Progress has been made on each of the key elements of the Good Friday Agreement. Most notably, a new police force has been instituted; the IRA has undertaken two acts of decommissioning of its weapons, and some measures to normalize the security situation in Northern Ireland have been taken. Disagreements over the implementation of elements of the agreement and allegations about the IRA's continued engagement in paramilitary activity, however, continue to trouble the peace process. In October 2002, Northern Ireland's devolved institutions were suspended amid allegations of IRA intelligence gathering at Stormont, the seat of Northern Ireland's government. Assembly elections scheduled for May 2003 were postponed.
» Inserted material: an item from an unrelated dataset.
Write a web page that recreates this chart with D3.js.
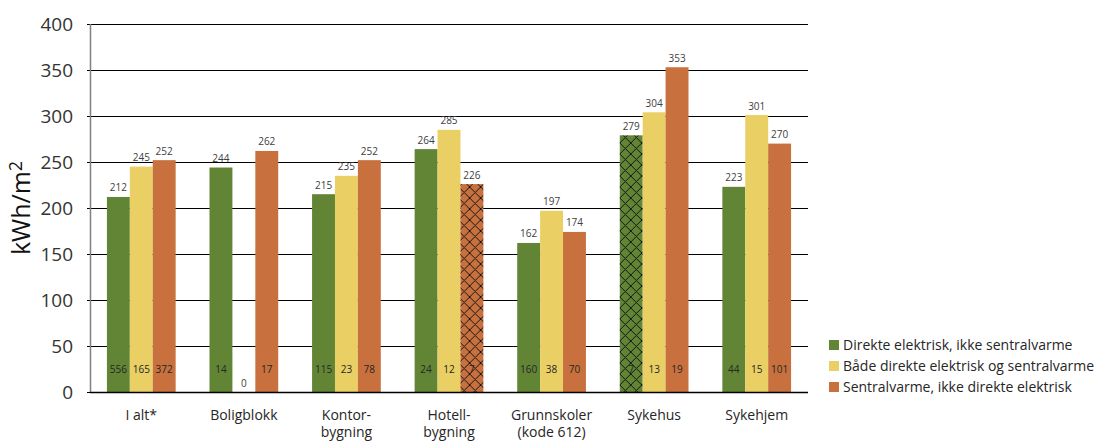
<!DOCTYPE html>
<html>
<head>
<meta charset="utf-8">
<script src="https://cdn.jsdelivr.net/npm/d3@7"></script>
<style>
  body { margin: 0; background: #fff; }
  text { font-family: "Open Sans", "Noto Sans", sans-serif; }
</style>
</head>
<body>
<div id="container"></div>
<script>
// chart data
const categories = ["I alt*", "Boligblokk", "Kontor-|bygning", "Hotell-|bygning", "Grunnskoler|(kode 612)", "Sykehus", "Sykehjem"];
const seriesNames = ["Direkte elektrisk, ikke sentralvarme", "Både direkte elektrisk og sentralvarme", "Sentralvarme, ikke direkte elektrisk"];
const direkte = [212, 244, 215, 264, 162, 279, 223];
const begge = [245, 0, 235, 285, 197, 304, 301];
const sentral = [252, 262, 252, 226, 174, 353, 270];
const nDirekte = [556, 14, 115, 24, 160, 7, 44];
const nBegge = [165, null, 23, 12, 38, 13, 15];
const nSentral = [372, 17, 78, 7, 70, 19, 101];
const yTicks = [0, 50, 100, 150, 200, 250, 300, 350, 400];

const colors = ["#628535", "#e9cf64", "#c8713e"];
const values = [direkte, begge, sentral];
const counts = [nDirekte, nBegge, nSentral];

const width = 1106, height = 442;
const plotLeft = 90, plotRight = 808, plotTop = 24, plotBottom = 392;

const svg = d3.select("#container")
  .append("svg")
  .attr("width", width)
  .attr("height", height);

// hatch patterns for small samples (n < 10)
const defs = svg.append("defs");
const hp = 11;
colors.forEach((c, i) => {
  const p = defs.append("pattern")
    .attr("id", "hatch" + i)
    .attr("patternUnits", "userSpaceOnUse")
    .attr("width", hp)
    .attr("height", hp);
  p.append("rect").attr("width", hp).attr("height", hp).attr("fill", c);
  p.append("path")
    .attr("d", `M0,0 L${hp},${hp} M${hp},0 L0,${hp}`)
    .attr("stroke", "#151515")
    .attr("stroke-width", 1);
});

const y = d3.scaleLinear().domain([0, 400]).range([plotBottom, plotTop]);
const x0 = d3.scaleBand().domain(d3.range(categories.length)).range([plotLeft, plotRight])
  .paddingInner(0.33).paddingOuter(0.165);
const x1 = d3.scaleBand().domain([0, 1, 2]).range([0, x0.bandwidth()]);

// gridlines
svg.append("g")
  .selectAll("line")
  .data(yTicks)
  .enter()
  .append("line")
  .attr("x1", plotLeft - 3)
  .attr("x2", plotRight)
  .attr("y1", d => Math.round(y(d)) + 0.5)
  .attr("y2", d => Math.round(y(d)) + 0.5)
  .attr("stroke", "#000")
  .attr("stroke-width", 1);

// y tick labels
svg.append("g")
  .selectAll("text")
  .data(yTicks)
  .enter()
  .append("text")
  .attr("x", 73)
  .attr("y", d => y(d))
  .attr("dy", "0.35em")
  .attr("text-anchor", "end")
  .attr("font-size", "19px")
  .attr("fill", "#333")
  .text(d => d);

// y axis line
svg.append("line")
  .attr("x1", plotLeft + 0.5).attr("x2", plotLeft + 0.5)
  .attr("y1", plotTop).attr("y2", plotBottom)
  .attr("stroke", "#808080")
  .attr("stroke-width", 1.5);

// y title
const yt = svg.append("text")
  .attr("transform", "translate(30,208) rotate(-90)")
  .attr("text-anchor", "middle")
  .attr("font-size", "25px")
  .attr("fill", "#111");
yt.append("tspan").text("kWh/m");
yt.append("tspan").attr("font-size", "18px").attr("dy", "-8").text("2");

// bars
const groups = svg.append("g")
  .selectAll("g")
  .data(categories)
  .enter()
  .append("g")
  .attr("transform", (d, i) => `translate(${x0(i)},0)`);

groups.each(function(cat, gi) {
  const g = d3.select(this);
  [0, 1, 2].forEach(s => {
    const v = values[s][gi];
    const n = counts[s][gi];
    g.append("rect")
      .attr("x", x1(s))
      .attr("y", y(v))
      .attr("width", x1.bandwidth())
      .attr("height", plotBottom - y(v))
      .attr("fill", n !== null && n < 10 ? `url(#hatch${s})` : colors[s]);
    g.append("text")
      .attr("x", x1(s) + x1.bandwidth() / 2)
      .attr("y", y(v) - 9)
      .attr("dy", "0.35em")
      .attr("text-anchor", "middle")
      .attr("font-size", "10px")
      .attr("fill", "#404040")
      .text(v);
    if (n !== null) {
      g.append("text")
        .attr("x", x1(s) + x1.bandwidth() / 2)
        .attr("y", 369)
        .attr("dy", "0.35em")
        .attr("text-anchor", "middle")
        .attr("font-size", "10px")
        .attr("fill", "#262626")
        .text(n);
    }
  });
});

// baseline
svg.append("line")
  .attr("x1", plotLeft).attr("x2", plotRight)
  .attr("y1", plotBottom + 0.5).attr("y2", plotBottom + 0.5)
  .attr("stroke", "#000")
  .attr("stroke-width", 1.5);

// x labels
svg.append("g")
  .selectAll("text")
  .data(categories)
  .enter()
  .append("text")
  .attr("text-anchor", "middle")
  .attr("font-size", "14px")
  .attr("fill", "#262626")
  .each(function(d, i) {
    const t = d3.select(this);
    d.split("|").forEach((line, k) => {
      t.append("tspan")
        .attr("x", x0(i) + x0.bandwidth() / 2)
        .attr("y", 420 + k * 17)
        .text(line);
    });
  });

// legend
const legend = svg.append("g").attr("id", "legend");
seriesNames.forEach((name, i) => {
  const ly = 345 + i * 21;
  legend.append("rect")
    .attr("x", 829).attr("y", ly - 5)
    .attr("width", 10).attr("height", 10)
    .attr("fill", colors[i]);
  legend.append("text")
    .attr("x", 843).attr("y", ly)
    .attr("dy", "0.35em")
    .attr("font-size", "14px")
    .attr("fill", "#262626")
    .text(name);
});
</script>
</body>
</html>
The British Government is working closely with the Irish Government and Northern Ireland political parties to create the conditions that would allow elections and the restoration of devolved government to take place.

Tony Blair became the first Labour Prime Minister ever to win a full consecutive second term when he was re-elected on June 7, 2001. To date, Labour has a 166-seat majority in the House of Commons. At the 2003 Labour Party conference, Prime Minister Blair announced that he intends to seek a third term. The Conservative (Tory) Party and Liberal-Democrats (LibDems) form the major opposition parties. The main British parties support a strong transatlantic link but have become increasingly absorbed by European issues as Britain's economic and political ties to the continent grow in the post-Cold War world. Prime Minister Blair has promised that the United Kingdom will play a leading role in Europe even as it maintains its strong bilateral relationship with the United States. Britain's relationship with Europe, in particular its potential participation in the single European currency, the euro, is a subject of considerable political discussion in the United Kingdom. Chancellor of the Exchequer Gordon Brown has stipulated that a public referendum on adopting the euro will occur only after five economic tests are met. Most expect that a referendum will not take place prior to the next general election.